El caso es que es innegable que para transitar por la vida con cierta seguridad necesitamos un buen taco de creencias para que den sustento a nuestras reacciones ante las situaciones mas cotidianas de la vida. Lo que es correcto o incorrecto, permisible o detestable, loable o denigrable, cada cual tiene su particular escala. Porque cualquiera comprenderá que no nos podemos parar a reflexionar cada vez que la vida nos exige una reacción más o menos inmediata.
A partir de semejante premisa, lo que conviene preguntarse es cómo construye cada cual su paquete de creencias, su escala de valores, sus mecanismos de respuesta. Y qué papel juega en esa construcción ya sea la fe ya sea la razón... que no se crean que resulta fácil diferenciar tantas y tantas veces lo que es de Dios de lo que es del Cesar.

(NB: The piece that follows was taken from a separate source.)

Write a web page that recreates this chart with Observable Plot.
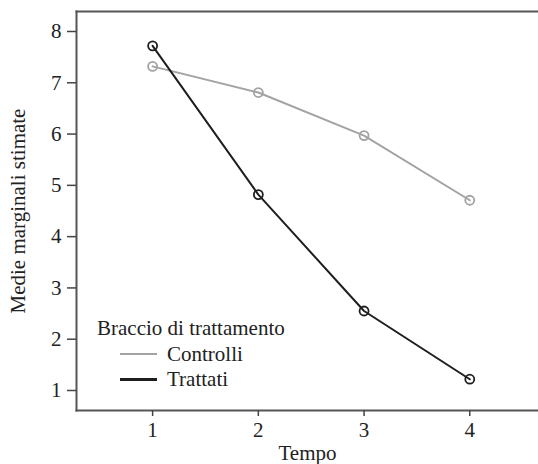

Quizá la forma más fiable de verificar lo que de razón o fe tienen nuestras creencias sería atender al grado de conmoción interior que nos produce que alguien nos las contradiga. Nadie se ofenderá, por ejemplo, porque le digan que lo de que la suma del cuadrado de los catetos es igual al cuadrado de la hipotenusa es una chorrada. Simplemente, pensará que es un ignorante al que no merece la pena responder. Pero, ¡ay! si según a quién le dices que no crees en Dios, te pude costar la vida. Sin duda hay una relación inversamente proporcional entre la violencia de la reacción y la racionalidad de la creencia cuestionada. Cuando la fragilidad es crónica hay que ser radical en la protección so pena de desmoronamiento. Es como cuando tienes una bronquitis crónica que una simple corriente de aire o una cierta tensión emocional te arrastran irremisiblemente hacia la UVI. De ahí que sea tan importante dejar de fumar, no es por nada.
Dejar de fumar o, en lo que ahora nos ocupa, de creer. Una cuestión fundamentalmente peliaguda. Porque cómo discierno yo en la mayoría de mis creencias lo que le deben a la fe y lo que le deben a la razón. Por ahí hay que empezar e ir expurgando aquellas en las que la matriz fe es ineluctable. De esta forma ya nos habremos sacado de encima una losa que nos hará parecer menos tontos de lo que parecíamos. Después, para seguir avanzando por el difícil camino del enriquecimiento interior nos debemos confrontar con aquellas creencias de dudosa procedencia. ¿Me puedo yo fiar, por ejemplo, de mi experiencia para construir una convicción? Según la dimensión de esa experiencia, supongo. Y aquí tenemos otra de las grandes contradicciones de la vida, que cuanto mayor es la experiencia que tienes de algo más escéptico te sueles mostrar respecto a la pretensión de abarcar ese algo. Así que lo recomendable, sostendría yo, sería aplicar por sistema el beneficio de la duda a todas las creencias de dudosa procedencia, con lo que, seguramente, no sólo dejaríamos de parecer tontos sino que hasta, alomejó, parecíamos algo listos.
Expurgar unas, dudar en las otras y sustentarse con firmeza en las que se basan en la ciencia. El problema es que eso, por razones obvias, nada une más que la ficción, suele condenar al ostracismo. ¿Pero quién dijo que el ostracismo sea aburrido?